Я вспомнил классический случай стафилококковой инфекции, о котором нам рассказывала Э. Я. Рохлина на занятиях по микробиологии. Дело было в конце сороковых в Ленинграде. Одновременно заболели десятки людей: рвота, расстройство стула, в некоторых случаях потеря сознания. В приемных отделениях инфекционных больниц, куда по скорой помощи привезли внезапно заболевших, врачи собрали анамнез. Оказалось, что часа за 2–3–4 до появления рвоты и поноса все «отравленные» побывали в гостях или принимали у себя гостей и пили чай с кремовым тортом из знаменитого кафе «Норд». Из чудом сохранившихся кусков кремового торта и из рвотных масс больных выделили чистую культуру Staphylococcus aureus. Эпидемиологический анализ позволил определить источник заражения. Это был опытный кулинар, у которого врачи обнаружили гнойный панариций (воспаление ногтевого ложа) указательного пальца правой руки. Причиной гнойного воспаления была та же самая культура Staphylococcus aureus, что была выделена из крема и рвотных масс пораженных.

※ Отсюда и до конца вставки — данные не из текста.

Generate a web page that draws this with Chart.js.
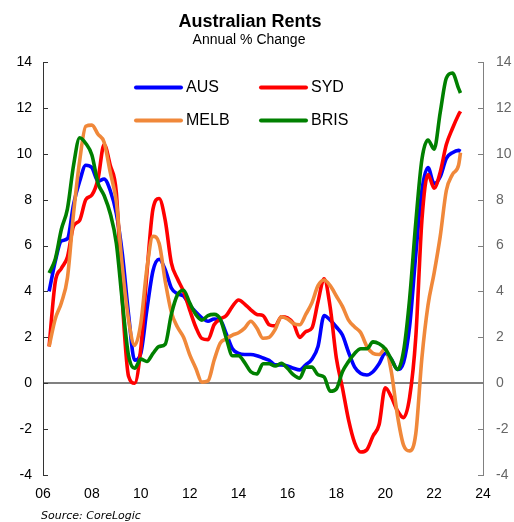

Сомнений не было: надо искать причину янчуканской пищевой токсикоинфекции в столовой и на кухне. Там работали поварихами две девушки. Я предложил осмотреть их. Одна сразу согласилась. Кожа у нее была чистая, на руках не было признаков воспаления. Другая отнекивалась, говорила, что ей неловко показывать свое тело врачам-мужчинам, что это не в обычаях ее семьи (она приехала из Средней Азии). Но в конце концов удалось ее переубедить и осмотреть. На коже спины и груди у девушки были россыпи желтых абсцессов — фурункулов. Некоторые очаги инфекции распространялись на предплечья почти до самых кистей рук. Из-за белой поварской куртки с длинными рукавами фурункулы были не видны. Почти наверняка это был золотистый стафилококк, который попал в салат Оливье, размножился на такой жаре, выделил в пищу токсин и вызвал тяжелое заболевание у бамовцев. Гной из фурункулов был взят на анализ при помощи шприца, перенесен в солевой агар и направлен в лабораторию, где подтвердился диагноз: стафилококковая токсикоинфекция. Повариху (источник инфекции) временно отстранили от работы, назначив ей курс антибиотиков в комбинации с вакциной — стафилококковым анатоксином.